Set task — Give the data below again exactly as it stands. Omit the pictures.
************
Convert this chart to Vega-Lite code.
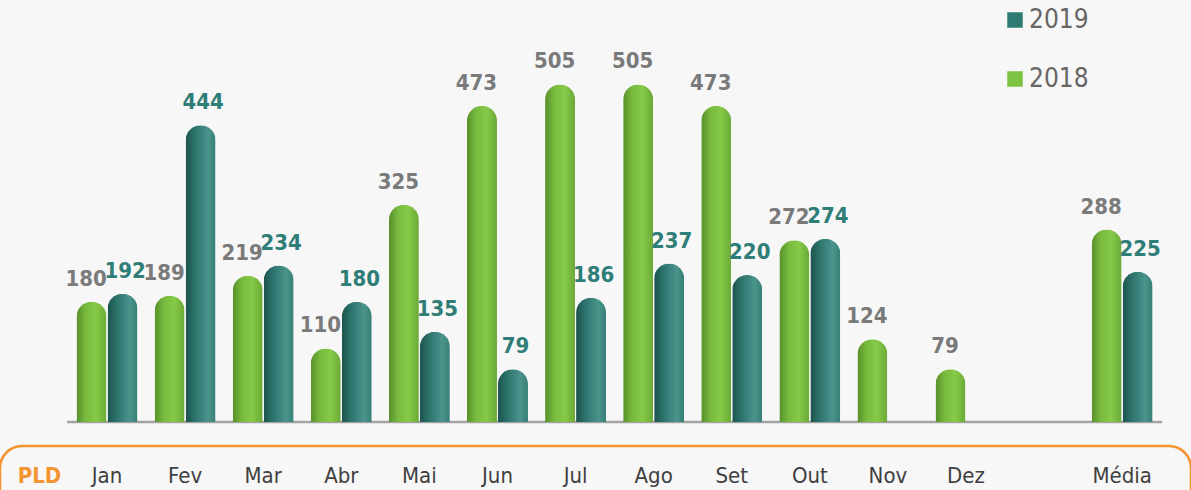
{
  "$schema": "https://vega.github.io/schema/vega-lite/v6.json",
  "width": 1191,
  "height": 401,
  "autosize": {"type": "none"},
  "padding": {"left": 0, "top": 21, "right": 0, "bottom": 68},
  "background": "#f7f7f7",
  "config": {"view": {"stroke": null}, "font": "DejaVu Sans Condensed"},
  "data": {
    "values": [
      {"month": "Jan", "series": "2018", "value": 180},
      {"month": "Jan", "series": "2019", "value": 192},
      {"month": "Fev", "series": "2018", "value": 189},
      {"month": "Fev", "series": "2019", "value": 444},
      {"month": "Mar", "series": "2018", "value": 219},
      {"month": "Mar", "series": "2019", "value": 234},
      {"month": "Abr", "series": "2018", "value": 110},
      {"month": "Abr", "series": "2019", "value": 180},
      {"month": "Mai", "series": "2018", "value": 325},
      {"month": "Mai", "series": "2019", "value": 135},
      {"month": "Jun", "series": "2018", "value": 473},
      {"month": "Jun", "series": "2019", "value": 79},
      {"month": "Jul", "series": "2018", "value": 505},
      {"month": "Jul", "series": "2019", "value": 186},
      {"month": "Ago", "series": "2018", "value": 505},
      {"month": "Ago", "series": "2019", "value": 237},
      {"month": "Set", "series": "2018", "value": 473},
      {"month": "Set", "series": "2019", "value": 220},
      {"month": "Out", "series": "2018", "value": 272},
      {"month": "Out", "series": "2019", "value": 274},
      {"month": "Nov", "series": "2018", "value": 124},
      {"month": "Dez", "series": "2018", "value": 79},
      {"month": "Média", "series": "2018", "value": 288},
      {"month": "Média", "series": "2019", "value": 225}
    ]
  },
  "layer": [
    {
      "data": {"values": [{}]},
      "mark": {"type": "rect", "stroke": "#f39433", "strokeWidth": 2.5, "fill": "#ffffff", "fillOpacity": 0, "cornerRadius": 22},
      "encoding": {
        "y": {"datum": -36, "type": "quantitative", "scale": {"domain": [0, 600]}, "axis": null},
        "y2": {"datum": -170}
      }
    },
    {
      "data": {"values": [{}]},
      "mark": {"type": "rule", "color": "#a3a3a3", "strokeWidth": 2.5, "xOffset": -40, "x2Offset": 40},
      "encoding": {
        "x": {"datum": "Jan", "type": "nominal",
          "scale": {"domain": ["Jan", "Fev", "Mar", "Abr", "Mai", "Jun", "Jul", "Ago", "Set", "Out", "Nov", "Dez", " ", "Média"], "paddingInner": 0, "paddingOuter": 0.626, "align": 0.6955}},
        "x2": {"datum": "Média"},
        "y": {"datum": 0, "type": "quantitative", "scale": {"domain": [0, 600]}, "axis": null}
      }
    },
    {
      "transform": [{"filter": "datum.series == '2018'"}],
      "mark": {"type": "bar", "width": 30, "xOffset": -15.5, "cornerRadiusTopLeft": 15, "cornerRadiusTopRight": 15,
        "color": {"gradient": "linear", "x1": 0, "y1": 0, "x2": 1, "y2": 0,
          "stops": [{"offset": 0, "color": "#578f2a"}, {"offset": 0.3, "color": "#78ba3e"}, {"offset": 0.65, "color": "#86ca48"}, {"offset": 1, "color": "#6aa936"}]}},
      "encoding": {
        "x": {"field": "month", "type": "nominal",
          "scale": {"domain": ["Jan", "Fev", "Mar", "Abr", "Mai", "Jun", "Jul", "Ago", "Set", "Out", "Nov", "Dez", " ", "Média"], "paddingInner": 0, "paddingOuter": 0.626, "align": 0.6955},
          "axis": {"title": "PLD", "titleColor": "#f39433", "titleFontWeight": "bold", "titleFontSize": 22, "titleFont": "DejaVu Sans Condensed",
            "titleX": 39, "titleY": 60, "titleAlign": "center", "titleBaseline": "alphabetic", "titleAnchor": null, "titleAngle": 0,
            "domain": false, "ticks": false, "tickSize": 0, "grid": false, "labelAngle": 0, "labelAlign": "center", "labelPadding": 60, "labelBaseline": "alphabetic",
            "labelFontSize": 22, "labelColor": "#404040", "labelFont": "DejaVu Sans Condensed"}},
        "y": {"field": "value", "type": "quantitative", "scale": {"domain": [0, 600]}, "axis": null}
      }
    },
    {
      "transform": [{"filter": "datum.series == '2019'"}],
      "mark": {"type": "bar", "width": 30, "xOffset": 15.5, "cornerRadiusTopLeft": 15, "cornerRadiusTopRight": 15,
        "color": {"gradient": "linear", "x1": 0, "y1": 0, "x2": 1, "y2": 0,
          "stops": [{"offset": 0, "color": "#1c524c"}, {"offset": 0.3, "color": "#2c736c"}, {"offset": 0.75, "color": "#4a948c"}, {"offset": 1, "color": "#357f77"}]}},
      "encoding": {
        "x": {"field": "month", "type": "nominal",
          "scale": {"domain": ["Jan", "Fev", "Mar", "Abr", "Mai", "Jun", "Jul", "Ago", "Set", "Out", "Nov", "Dez", " ", "Média"], "paddingInner": 0, "paddingOuter": 0.626, "align": 0.6955}},
        "y": {"field": "value", "type": "quantitative", "scale": {"domain": [0, 600]}, "axis": null}
      }
    },
    {
      "transform": [{"filter": "datum.series == '2018'"}],
      "mark": {"type": "text", "xOffset": -21, "dy": -16, "baseline": "alphabetic", "fontSize": 22, "fontWeight": "bold", "color": "#7a7a7a", "font": "DejaVu Sans Condensed"},
      "encoding": {
        "x": {"field": "month", "type": "nominal",
          "scale": {"domain": ["Jan", "Fev", "Mar", "Abr", "Mai", "Jun", "Jul", "Ago", "Set", "Out", "Nov", "Dez", " ", "Média"], "paddingInner": 0, "paddingOuter": 0.626, "align": 0.6955}},
        "y": {"field": "value", "type": "quantitative", "scale": {"domain": [0, 600]}, "axis": null},
        "text": {"field": "value", "type": "quantitative"}
      }
    },
    {
      "transform": [{"filter": "datum.series == '2019'"}],
      "mark": {"type": "text", "xOffset": 18, "dy": -16, "baseline": "alphabetic", "fontSize": 22, "fontWeight": "bold", "color": "#2e7d76", "font": "DejaVu Sans Condensed"},
      "encoding": {
        "x": {"field": "month", "type": "nominal",
          "scale": {"domain": ["Jan", "Fev", "Mar", "Abr", "Mai", "Jun", "Jul", "Ago", "Set", "Out", "Nov", "Dez", " ", "Média"], "paddingInner": 0, "paddingOuter": 0.626, "align": 0.6955}},
        "y": {"field": "value", "type": "quantitative", "scale": {"domain": [0, 600]}, "axis": null},
        "text": {"field": "value", "type": "quantitative"}
      }
    },
    {
      "mark": {"type": "square", "opacity": 0},
      "encoding": {
        "x": {"field": "month", "type": "nominal",
          "scale": {"domain": ["Jan", "Fev", "Mar", "Abr", "Mai", "Jun", "Jul", "Ago", "Set", "Out", "Nov", "Dez", " ", "Média"], "paddingInner": 0, "paddingOuter": 0.626, "align": 0.6955}},
        "y": {"field": "value", "type": "quantitative", "scale": {"domain": [0, 600]}, "axis": null},
        "color": {"field": "series", "type": "nominal",
          "scale": {"domain": ["2019", "2018"], "range": ["#2f7a73", "#7dc242"]},
          "legend": {"orient": "none", "legendX": 1002, "legendY": -14, "title": null, "direction": "vertical",
            "symbolType": "square", "symbolSize": 240, "symbolOpacity": 1, "symbolStrokeWidth": 0,
            "labelFontSize": 26, "labelColor": "#666666", "labelFont": "DejaVu Sans Condensed", "rowPadding": 33, "labelOffset": 1}}
      }
    }
  ]
}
************
Finished exercise —
Convert this chart to Vega-Lite code.
{
  "$schema": "https://vega.github.io/schema/vega-lite/v6.json",
  "width": 1191,
  "height": 401,
  "autosize": {"type": "none"},
  "padding": {"left": 0, "top": 21, "right": 0, "bottom": 68},
  "background": "#f7f7f7",
  "config": {"view": {"stroke": null}, "font": "DejaVu Sans Condensed"},
  "data": {
    "values": [
      {"month": "Jan", "series": "2018", "value": 180},
      {"month": "Jan", "series": "2019", "value": 192},
      {"month": "Fev", "series": "2018", "value": 189},
      {"month": "Fev", "series": "2019", "value": 444},
      {"month": "Mar", "series": "2018", "value": 219},
      {"month": "Mar", "series": "2019", "value": 234},
      {"month": "Abr", "series": "2018", "value": 110},
      {"month": "Abr", "series": "2019", "value": 180},
      {"month": "Mai", "series": "2018", "value": 325},
      {"month": "Mai", "series": "2019", "value": 135},
      {"month": "Jun", "series": "2018", "value": 473},
      {"month": "Jun", "series": "2019", "value": 79},
      {"month": "Jul", "series": "2018", "value": 505},
      {"month": "Jul", "series": "2019", "value": 186},
      {"month": "Ago", "series": "2018", "value": 505},
      {"month": "Ago", "series": "2019", "value": 237},
      {"month": "Set", "series": "2018", "value": 473},
      {"month": "Set", "series": "2019", "value": 220},
      {"month": "Out", "series": "2018", "value": 272},
      {"month": "Out", "series": "2019", "value": 274},
      {"month": "Nov", "series": "2018", "value": 124},
      {"month": "Dez", "series": "2018", "value": 79},
      {"month": "Média", "series": "2018", "value": 288},
      {"month": "Média", "series": "2019", "value": 225}
    ]
  },
  "layer": [
    {
      "data": {"values": [{}]},
      "mark": {"type": "rect", "stroke": "#f39433", "strokeWidth": 2.5, "fill": "#ffffff", "fillOpacity": 0, "cornerRadius": 22},
      "encoding": {
        "y": {"datum": -36, "type": "quantitative", "scale": {"domain": [0, 600]}, "axis": null},
        "y2": {"datum": -170}
      }
    },
    {
      "data": {"values": [{}]},
      "mark": {"type": "rule", "color": "#a3a3a3", "strokeWidth": 2.5, "xOffset": -40, "x2Offset": 40},
      "encoding": {
        "x": {"datum": "Jan", "type": "nominal",
          "scale": {"domain": ["Jan", "Fev", "Mar", "Abr", "Mai", "Jun", "Jul", "Ago", "Set", "Out", "Nov", "Dez", " ", "Média"], "paddingInner": 0, "paddingOuter": 0.626, "align": 0.6955}},
        "x2": {"datum": "Média"},
        "y": {"datum": 0, "type": "quantitative", "scale": {"domain": [0, 600]}, "axis": null}
      }
    },
    {
      "transform": [{"filter": "datum.series == '2018'"}],
      "mark": {"type": "bar", "width": 30, "xOffset": -15.5, "cornerRadiusTopLeft": 15, "cornerRadiusTopRight": 15,
        "color": {"gradient": "linear", "x1": 0, "y1": 0, "x2": 1, "y2": 0,
          "stops": [{"offset": 0, "color": "#578f2a"}, {"offset": 0.3, "color": "#78ba3e"}, {"offset": 0.65, "color": "#86ca48"}, {"offset": 1, "color": "#6aa936"}]}},
      "encoding": {
        "x": {"field": "month", "type": "nominal",
          "scale": {"domain": ["Jan", "Fev", "Mar", "Abr", "Mai", "Jun", "Jul", "Ago", "Set", "Out", "Nov", "Dez", " ", "Média"], "paddingInner": 0, "paddingOuter": 0.626, "align": 0.6955},
          "axis": {"title": "PLD", "titleColor": "#f39433", "titleFontWeight": "bold", "titleFontSize": 22, "titleFont": "DejaVu Sans Condensed",
            "titleX": 39, "titleY": 60, "titleAlign": "center", "titleBaseline": "alphabetic", "titleAnchor": null, "titleAngle": 0,
            "domain": false, "ticks": false, "tickSize": 0, "grid": false, "labelAngle": 0, "labelAlign": "center", "labelPadding": 60, "labelBaseline": "alphabetic",
            "labelFontSize": 22, "labelColor": "#404040", "labelFont": "DejaVu Sans Condensed"}},
        "y": {"field": "value", "type": "quantitative", "scale": {"domain": [0, 600]}, "axis": null}
      }
    },
    {
      "transform": [{"filter": "datum.series == '2019'"}],
      "mark": {"type": "bar", "width": 30, "xOffset": 15.5, "cornerRadiusTopLeft": 15, "cornerRadiusTopRight": 15,
        "color": {"gradient": "linear", "x1": 0, "y1": 0, "x2": 1, "y2": 0,
          "stops": [{"offset": 0, "color": "#1c524c"}, {"offset": 0.3, "color": "#2c736c"}, {"offset": 0.75, "color": "#4a948c"}, {"offset": 1, "color": "#357f77"}]}},
      "encoding": {
        "x": {"field": "month", "type": "nominal",
          "scale": {"domain": ["Jan", "Fev", "Mar", "Abr", "Mai", "Jun", "Jul", "Ago", "Set", "Out", "Nov", "Dez", " ", "Média"], "paddingInner": 0, "paddingOuter": 0.626, "align": 0.6955}},
        "y": {"field": "value", "type": "quantitative", "scale": {"domain": [0, 600]}, "axis": null}
      }
    },
    {
      "transform": [{"filter": "datum.series == '2018'"}],
      "mark": {"type": "text", "xOffset": -21, "dy": -16, "baseline": "alphabetic", "fontSize": 22, "fontWeight": "bold", "color": "#7a7a7a", "font": "DejaVu Sans Condensed"},
      "encoding": {
        "x": {"field": "month", "type": "nominal",
          "scale": {"domain": ["Jan", "Fev", "Mar", "Abr", "Mai", "Jun", "Jul", "Ago", "Set", "Out", "Nov", "Dez", " ", "Média"], "paddingInner": 0, "paddingOuter": 0.626, "align": 0.6955}},
        "y": {"field": "value", "type": "quantitative", "scale": {"domain": [0, 600]}, "axis": null},
        "text": {"field": "value", "type": "quantitative"}
      }
    },
    {
      "transform": [{"filter": "datum.series == '2019'"}],
      "mark": {"type": "text", "xOffset": 18, "dy": -16, "baseline": "alphabetic", "fontSize": 22, "fontWeight": "bold", "color": "#2e7d76", "font": "DejaVu Sans Condensed"},
      "encoding": {
        "x": {"field": "month", "type": "nominal",
          "scale": {"domain": ["Jan", "Fev", "Mar", "Abr", "Mai", "Jun", "Jul", "Ago", "Set", "Out", "Nov", "Dez", " ", "Média"], "paddingInner": 0, "paddingOuter": 0.626, "align": 0.6955}},
        "y": {"field": "value", "type": "quantitative", "scale": {"domain": [0, 600]}, "axis": null},
        "text": {"field": "value", "type": "quantitative"}
      }
    },
    {
      "mark": {"type": "square", "opacity": 0},
      "encoding": {
        "x": {"field": "month", "type": "nominal",
          "scale": {"domain": ["Jan", "Fev", "Mar", "Abr", "Mai", "Jun", "Jul", "Ago", "Set", "Out", "Nov", "Dez", " ", "Média"], "paddingInner": 0, "paddingOuter": 0.626, "align": 0.6955}},
        "y": {"field": "value", "type": "quantitative", "scale": {"domain": [0, 600]}, "axis": null},
        "color": {"field": "series", "type": "nominal",
          "scale": {"domain": ["2019", "2018"], "range": ["#2f7a73", "#7dc242"]},
          "legend": {"orient": "none", "legendX": 1002, "legendY": -14, "title": null, "direction": "vertical",
            "symbolType": "square", "symbolSize": 240, "symbolOpacity": 1, "symbolStrokeWidth": 0,
            "labelFontSize": 26, "labelColor": "#666666", "labelFont": "DejaVu Sans Condensed", "rowPadding": 33, "labelOffset": 1}}
      }
    }
  ]
}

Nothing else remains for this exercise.